What to work on. Pictures stay out of the copy; set down each line of the listing below exactly.

Material provided.
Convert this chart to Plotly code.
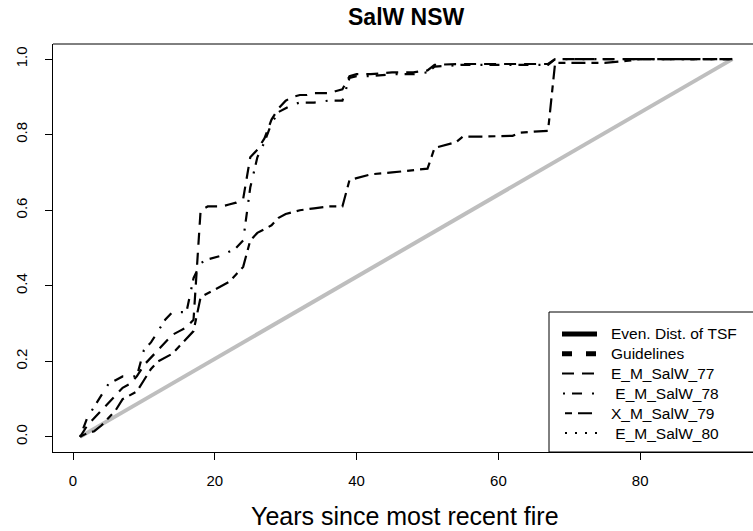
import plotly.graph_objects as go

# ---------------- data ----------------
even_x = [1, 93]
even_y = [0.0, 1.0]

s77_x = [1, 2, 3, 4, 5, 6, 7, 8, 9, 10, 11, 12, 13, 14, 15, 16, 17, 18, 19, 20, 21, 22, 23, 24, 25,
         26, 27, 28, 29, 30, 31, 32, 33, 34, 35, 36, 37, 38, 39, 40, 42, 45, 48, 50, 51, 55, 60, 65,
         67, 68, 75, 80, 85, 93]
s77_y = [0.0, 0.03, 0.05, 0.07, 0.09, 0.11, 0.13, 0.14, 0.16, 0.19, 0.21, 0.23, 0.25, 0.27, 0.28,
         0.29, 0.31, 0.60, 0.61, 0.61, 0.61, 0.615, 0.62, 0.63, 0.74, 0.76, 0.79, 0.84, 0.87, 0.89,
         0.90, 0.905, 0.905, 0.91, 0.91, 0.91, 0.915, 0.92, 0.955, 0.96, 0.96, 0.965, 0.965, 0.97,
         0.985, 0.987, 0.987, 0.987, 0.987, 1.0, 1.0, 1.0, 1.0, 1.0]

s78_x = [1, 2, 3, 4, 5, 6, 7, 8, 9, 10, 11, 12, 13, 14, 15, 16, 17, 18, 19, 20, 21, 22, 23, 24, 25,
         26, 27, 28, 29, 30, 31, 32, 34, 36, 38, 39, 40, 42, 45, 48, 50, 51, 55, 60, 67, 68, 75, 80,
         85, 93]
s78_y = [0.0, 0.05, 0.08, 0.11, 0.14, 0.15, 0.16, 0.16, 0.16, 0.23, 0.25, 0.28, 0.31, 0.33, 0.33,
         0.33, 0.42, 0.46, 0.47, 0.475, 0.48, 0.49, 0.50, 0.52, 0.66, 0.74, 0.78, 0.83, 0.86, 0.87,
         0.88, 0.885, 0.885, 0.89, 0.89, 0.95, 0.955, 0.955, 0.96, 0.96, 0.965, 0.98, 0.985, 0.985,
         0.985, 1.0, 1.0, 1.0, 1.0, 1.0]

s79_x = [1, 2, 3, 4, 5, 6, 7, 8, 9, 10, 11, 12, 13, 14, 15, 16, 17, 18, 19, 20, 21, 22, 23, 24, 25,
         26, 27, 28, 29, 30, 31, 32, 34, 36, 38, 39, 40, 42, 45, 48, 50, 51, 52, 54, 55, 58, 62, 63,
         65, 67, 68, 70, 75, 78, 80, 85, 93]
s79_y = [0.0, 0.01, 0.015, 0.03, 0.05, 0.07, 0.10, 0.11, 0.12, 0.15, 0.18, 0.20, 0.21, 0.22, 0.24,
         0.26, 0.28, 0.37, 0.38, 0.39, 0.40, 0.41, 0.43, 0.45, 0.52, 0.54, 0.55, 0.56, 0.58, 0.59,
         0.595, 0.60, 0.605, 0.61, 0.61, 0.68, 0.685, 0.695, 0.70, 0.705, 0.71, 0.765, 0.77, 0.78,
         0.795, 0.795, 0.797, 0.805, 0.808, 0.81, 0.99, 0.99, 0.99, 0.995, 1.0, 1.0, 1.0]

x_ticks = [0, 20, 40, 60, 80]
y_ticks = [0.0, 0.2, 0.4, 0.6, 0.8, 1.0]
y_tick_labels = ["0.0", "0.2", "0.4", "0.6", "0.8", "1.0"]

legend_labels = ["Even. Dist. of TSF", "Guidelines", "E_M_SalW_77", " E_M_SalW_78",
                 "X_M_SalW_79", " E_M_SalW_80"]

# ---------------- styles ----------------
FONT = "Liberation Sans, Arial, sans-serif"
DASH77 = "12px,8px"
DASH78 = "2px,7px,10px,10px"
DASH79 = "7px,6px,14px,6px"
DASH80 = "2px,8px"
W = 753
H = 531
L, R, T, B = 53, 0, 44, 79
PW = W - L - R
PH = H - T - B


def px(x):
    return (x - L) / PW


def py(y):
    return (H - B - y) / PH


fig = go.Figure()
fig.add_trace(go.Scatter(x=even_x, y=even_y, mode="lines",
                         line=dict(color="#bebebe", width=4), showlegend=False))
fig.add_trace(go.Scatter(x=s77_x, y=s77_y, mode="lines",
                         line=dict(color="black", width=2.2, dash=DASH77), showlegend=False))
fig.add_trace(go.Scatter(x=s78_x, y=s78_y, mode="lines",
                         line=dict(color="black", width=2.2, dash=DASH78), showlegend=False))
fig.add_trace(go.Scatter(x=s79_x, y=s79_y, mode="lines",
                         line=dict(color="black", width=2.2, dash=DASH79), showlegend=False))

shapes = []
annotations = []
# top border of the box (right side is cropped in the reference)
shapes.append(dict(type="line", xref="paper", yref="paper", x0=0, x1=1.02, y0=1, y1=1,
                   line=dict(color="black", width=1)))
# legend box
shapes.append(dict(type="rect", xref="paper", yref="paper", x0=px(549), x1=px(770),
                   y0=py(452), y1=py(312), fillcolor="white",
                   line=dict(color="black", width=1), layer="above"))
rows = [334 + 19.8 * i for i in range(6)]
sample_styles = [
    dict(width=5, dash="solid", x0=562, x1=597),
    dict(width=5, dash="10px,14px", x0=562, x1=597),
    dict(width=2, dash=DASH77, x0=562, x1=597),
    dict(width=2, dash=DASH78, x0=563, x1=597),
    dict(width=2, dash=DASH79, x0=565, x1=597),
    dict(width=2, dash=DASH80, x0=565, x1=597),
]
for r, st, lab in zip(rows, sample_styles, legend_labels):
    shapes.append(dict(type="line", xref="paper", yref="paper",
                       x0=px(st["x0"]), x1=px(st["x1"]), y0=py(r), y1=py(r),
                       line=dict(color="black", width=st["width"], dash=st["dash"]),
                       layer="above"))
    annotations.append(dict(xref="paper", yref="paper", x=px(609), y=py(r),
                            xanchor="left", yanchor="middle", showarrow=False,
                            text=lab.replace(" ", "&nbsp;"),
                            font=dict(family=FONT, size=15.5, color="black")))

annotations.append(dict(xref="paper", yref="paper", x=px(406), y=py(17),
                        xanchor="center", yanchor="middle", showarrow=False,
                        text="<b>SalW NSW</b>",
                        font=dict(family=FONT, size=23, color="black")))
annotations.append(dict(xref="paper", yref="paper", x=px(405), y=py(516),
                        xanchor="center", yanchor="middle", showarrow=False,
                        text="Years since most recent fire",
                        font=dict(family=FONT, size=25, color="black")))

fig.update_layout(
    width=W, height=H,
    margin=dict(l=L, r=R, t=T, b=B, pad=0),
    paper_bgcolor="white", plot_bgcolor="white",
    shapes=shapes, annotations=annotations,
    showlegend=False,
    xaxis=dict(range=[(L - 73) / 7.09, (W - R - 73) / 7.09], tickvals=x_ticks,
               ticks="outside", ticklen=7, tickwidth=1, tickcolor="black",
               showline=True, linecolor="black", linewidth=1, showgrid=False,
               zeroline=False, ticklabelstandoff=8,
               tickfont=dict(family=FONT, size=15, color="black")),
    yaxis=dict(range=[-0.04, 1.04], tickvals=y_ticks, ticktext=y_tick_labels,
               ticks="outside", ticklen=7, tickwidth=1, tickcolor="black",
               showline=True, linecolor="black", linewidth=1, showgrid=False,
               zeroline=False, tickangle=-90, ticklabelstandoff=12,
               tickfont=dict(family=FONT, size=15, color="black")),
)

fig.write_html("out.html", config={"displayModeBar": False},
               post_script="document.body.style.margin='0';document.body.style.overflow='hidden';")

Reply.
Convert this chart to Plotly code.
import plotly.graph_objects as go

# ---------------- data ----------------
even_x = [1, 93]
even_y = [0.0, 1.0]

s77_x = [1, 2, 3, 4, 5, 6, 7, 8, 9, 10, 11, 12, 13, 14, 15, 16, 17, 18, 19, 20, 21, 22, 23, 24, 25,
         26, 27, 28, 29, 30, 31, 32, 33, 34, 35, 36, 37, 38, 39, 40, 42, 45, 48, 50, 51, 55, 60, 65,
         67, 68, 75, 80, 85, 93]
s77_y = [0.0, 0.03, 0.05, 0.07, 0.09, 0.11, 0.13, 0.14, 0.16, 0.19, 0.21, 0.23, 0.25, 0.27, 0.28,
         0.29, 0.31, 0.60, 0.61, 0.61, 0.61, 0.615, 0.62, 0.63, 0.74, 0.76, 0.79, 0.84, 0.87, 0.89,
         0.90, 0.905, 0.905, 0.91, 0.91, 0.91, 0.915, 0.92, 0.955, 0.96, 0.96, 0.965, 0.965, 0.97,
         0.985, 0.987, 0.987, 0.987, 0.987, 1.0, 1.0, 1.0, 1.0, 1.0]

s78_x = [1, 2, 3, 4, 5, 6, 7, 8, 9, 10, 11, 12, 13, 14, 15, 16, 17, 18, 19, 20, 21, 22, 23, 24, 25,
         26, 27, 28, 29, 30, 31, 32, 34, 36, 38, 39, 40, 42, 45, 48, 50, 51, 55, 60, 67, 68, 75, 80,
         85, 93]
s78_y = [0.0, 0.05, 0.08, 0.11, 0.14, 0.15, 0.16, 0.16, 0.16, 0.23, 0.25, 0.28, 0.31, 0.33, 0.33,
         0.33, 0.42, 0.46, 0.47, 0.475, 0.48, 0.49, 0.50, 0.52, 0.66, 0.74, 0.78, 0.83, 0.86, 0.87,
         0.88, 0.885, 0.885, 0.89, 0.89, 0.95, 0.955, 0.955, 0.96, 0.96, 0.965, 0.98, 0.985, 0.985,
         0.985, 1.0, 1.0, 1.0, 1.0, 1.0]

s79_x = [1, 2, 3, 4, 5, 6, 7, 8, 9, 10, 11, 12, 13, 14, 15, 16, 17, 18, 19, 20, 21, 22, 23, 24, 25,
         26, 27, 28, 29, 30, 31, 32, 34, 36, 38, 39, 40, 42, 45, 48, 50, 51, 52, 54, 55, 58, 62, 63,
         65, 67, 68, 70, 75, 78, 80, 85, 93]
s79_y = [0.0, 0.01, 0.015, 0.03, 0.05, 0.07, 0.10, 0.11, 0.12, 0.15, 0.18, 0.20, 0.21, 0.22, 0.24,
         0.26, 0.28, 0.37, 0.38, 0.39, 0.40, 0.41, 0.43, 0.45, 0.52, 0.54, 0.55, 0.56, 0.58, 0.59,
         0.595, 0.60, 0.605, 0.61, 0.61, 0.68, 0.685, 0.695, 0.70, 0.705, 0.71, 0.765, 0.77, 0.78,
         0.795, 0.795, 0.797, 0.805, 0.808, 0.81, 0.99, 0.99, 0.99, 0.995, 1.0, 1.0, 1.0]

x_ticks = [0, 20, 40, 60, 80]
y_ticks = [0.0, 0.2, 0.4, 0.6, 0.8, 1.0]
y_tick_labels = ["0.0", "0.2", "0.4", "0.6", "0.8", "1.0"]

legend_labels = ["Even. Dist. of TSF", "Guidelines", "E_M_SalW_77", " E_M_SalW_78",
                 "X_M_SalW_79", " E_M_SalW_80"]

# ---------------- styles ----------------
FONT = "Liberation Sans, Arial, sans-serif"
DASH77 = "12px,8px"
DASH78 = "2px,7px,10px,10px"
DASH79 = "7px,6px,14px,6px"
DASH80 = "2px,8px"
W = 753
H = 531
L, R, T, B = 53, 0, 44, 79
PW = W - L - R
PH = H - T - B


def px(x):
    return (x - L) / PW


def py(y):
    return (H - B - y) / PH


fig = go.Figure()
fig.add_trace(go.Scatter(x=even_x, y=even_y, mode="lines",
                         line=dict(color="#bebebe", width=4), showlegend=False))
fig.add_trace(go.Scatter(x=s77_x, y=s77_y, mode="lines",
                         line=dict(color="black", width=2.2, dash=DASH77), showlegend=False))
fig.add_trace(go.Scatter(x=s78_x, y=s78_y, mode="lines",
                         line=dict(color="black", width=2.2, dash=DASH78), showlegend=False))
fig.add_trace(go.Scatter(x=s79_x, y=s79_y, mode="lines",
                         line=dict(color="black", width=2.2, dash=DASH79), showlegend=False))

shapes = []
annotations = []
# top border of the box (right side is cropped in the reference)
shapes.append(dict(type="line", xref="paper", yref="paper", x0=0, x1=1.02, y0=1, y1=1,
                   line=dict(color="black", width=1)))
# legend box
shapes.append(dict(type="rect", xref="paper", yref="paper", x0=px(549), x1=px(770),
                   y0=py(452), y1=py(312), fillcolor="white",
                   line=dict(color="black", width=1), layer="above"))
rows = [334 + 19.8 * i for i in range(6)]
sample_styles = [
    dict(width=5, dash="solid", x0=562, x1=597),
    dict(width=5, dash="10px,14px", x0=562, x1=597),
    dict(width=2, dash=DASH77, x0=562, x1=597),
    dict(width=2, dash=DASH78, x0=563, x1=597),
    dict(width=2, dash=DASH79, x0=565, x1=597),
    dict(width=2, dash=DASH80, x0=565, x1=597),
]
for r, st, lab in zip(rows, sample_styles, legend_labels):
    shapes.append(dict(type="line", xref="paper", yref="paper",
                       x0=px(st["x0"]), x1=px(st["x1"]), y0=py(r), y1=py(r),
                       line=dict(color="black", width=st["width"], dash=st["dash"]),
                       layer="above"))
    annotations.append(dict(xref="paper", yref="paper", x=px(609), y=py(r),
                            xanchor="left", yanchor="middle", showarrow=False,
                            text=lab.replace(" ", "&nbsp;"),
                            font=dict(family=FONT, size=15.5, color="black")))

annotations.append(dict(xref="paper", yref="paper", x=px(406), y=py(17),
                        xanchor="center", yanchor="middle", showarrow=False,
                        text="<b>SalW NSW</b>",
                        font=dict(family=FONT, size=23, color="black")))
annotations.append(dict(xref="paper", yref="paper", x=px(405), y=py(516),
                        xanchor="center", yanchor="middle", showarrow=False,
                        text="Years since most recent fire",
                        font=dict(family=FONT, size=25, color="black")))

fig.update_layout(
    width=W, height=H,
    margin=dict(l=L, r=R, t=T, b=B, pad=0),
    paper_bgcolor="white", plot_bgcolor="white",
    shapes=shapes, annotations=annotations,
    showlegend=False,
    xaxis=dict(range=[(L - 73) / 7.09, (W - R - 73) / 7.09], tickvals=x_ticks,
               ticks="outside", ticklen=7, tickwidth=1, tickcolor="black",
               showline=True, linecolor="black", linewidth=1, showgrid=False,
               zeroline=False, ticklabelstandoff=8,
               tickfont=dict(family=FONT, size=15, color="black")),
    yaxis=dict(range=[-0.04, 1.04], tickvals=y_ticks, ticktext=y_tick_labels,
               ticks="outside", ticklen=7, tickwidth=1, tickcolor="black",
               showline=True, linecolor="black", linewidth=1, showgrid=False,
               zeroline=False, tickangle=-90, ticklabelstandoff=12,
               tickfont=dict(family=FONT, size=15, color="black")),
)

fig.write_html("out.html", config={"displayModeBar": False},
               post_script="document.body.style.margin='0';document.body.style.overflow='hidden';")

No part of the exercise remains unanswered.